When it comes to workers’ compensation insurance, the best way to secure quality coverage at a good rate is to first understand all of your options. Because each state legislature, not the federal government, regulates workers’ compensation, you have to understand your state’s specific laws to analyze all your insurance provider options.

What Are State Funds and How Do They Work?

Workers’ compensation state funds are state programs that provide workers’ compensation insurance to employers using government funding. However, not all states and territories have a state fund, so it may not be a coverage option for your business’s in-state employees. However, if your business employs workers from a state with a workers’ compensation state fund, you could purchase a policy from that fund to cover just those employees.

It’s important to note that not all workers’ compensation state funds work the same way; monopolistic state funds and competitive state funds serve very different purposes.

Understanding Monopolistic vs. Competitive State Funds

If your business operates in a state with a monopolistic state fund, you must purchase your workers’ compensation policy from that fund. In these states, the monopolistic state fund serves as an equalizer across businesses within the same industry. Because all companies get insurance from the same place, each business receives the same standard of service and pays a rate calculated by the same provider.

Monopolistic state funds have their advantages and disadvantages. For employers in monopolistic states, it eliminates the stress of shopping around for coverage to find the right insurer. The monopolistic system also benefits business owners in high-risk industries who, in a state with a competitive workers’ comp market, would struggle to get approved by a private company.

Conversely, competitive workers’ comp state funds compete with private insurance companies in the free market. This competition incentivizes the state fund to provide better service quality and offer competitive rates. At the same time, having to compete with a state fund discourages private insurers from raising the cost of workers’ comp coverage to unreasonably high rates.

If you run a business in a state with a competitive fund, you’ll have to decide between the state program and a wide selection of private insurance companies. If you aren’t sure which option would work best for your business, click here to learn more about state compensation insurance funds for workers compensation.
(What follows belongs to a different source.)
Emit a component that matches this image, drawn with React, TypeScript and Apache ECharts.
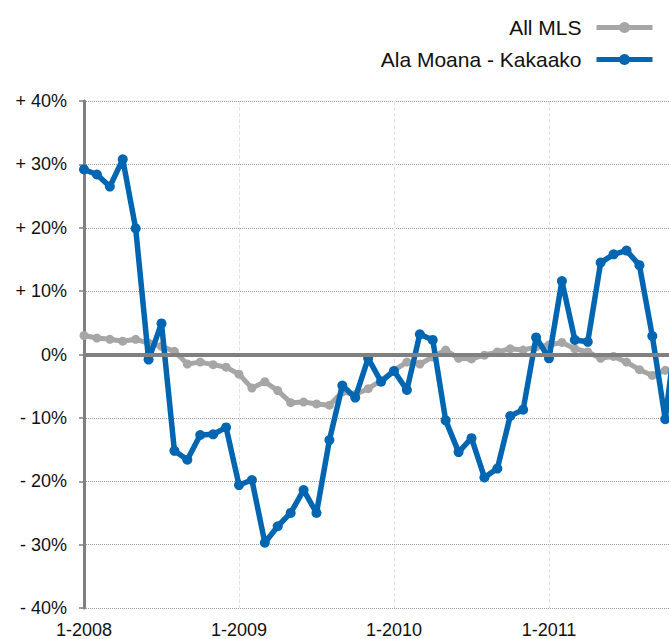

Assigned Risk Plans and Insurers of Last Resort

Sometimes, employers apply for workers’ compensation coverage from several providers but don’t get approved. If a business can’t secure coverage, it’s likely due to a combination of the following:

  • The business is new and thus doesn’t have a claims history to vouch for its safety
  • The company has a poor claims record
  • The business operates within an industry with high risks of workers’ compensation claims
  • The company does not have enough capital to pay for a fair rate

Most states have an assigned risk plan that serves as a safety net for these businesses, also known as the residual market or an insurer of last resort.

States with a monopolistic state fund do not have an assigned risk plan, as all employers must purchase their policy from the state fund. All other states have an insurer of last resort, which can either be a private insurer or the state fund.

Workers’ Compensation Insurance Options by State

If you hire employees from numerous states, you need to know your state’s policy purchasing options and provider options in the states where your employees reside. The following list indicates which states have a monopolistic state fund, a competitive state fund, or no state fund.

States with Monopolistic State Funds:

  • North Dakota

  • Ohio

  • Washington

  • Wyoming

States with Competitive State Funds:

  • Arizona

  • California

  • Colorado

  • Hawaii

  • Idaho

  • Kentucky

  • Louisiana

  • Maine

  • Maryland

  • Minnesota

  • Missouri
  • Montana

  • Nevada

  • New Mexico

  • New York

  • Oklahoma

  • Oregon

  • Pennsylvania

  • Rhode Island

  • Texas

  • Utah

To see a list of the assigned risk plans for each state (aside from the four monopolistic states), click here.

Assessing Every Option

Depending on which state your business operates in, you may have the entire free market of private insurance companies to choose to write your workers’ compensation policy. On the other hand, if you operate within a monopolistic state, you won’t have a choice at all. If you’re a first-time business owner, are opening up shop in a new state, or plan to hire out-of-state employees, take the time to research all of your workers’ comp options instead of settling for anything less than the best coverage at the best rate.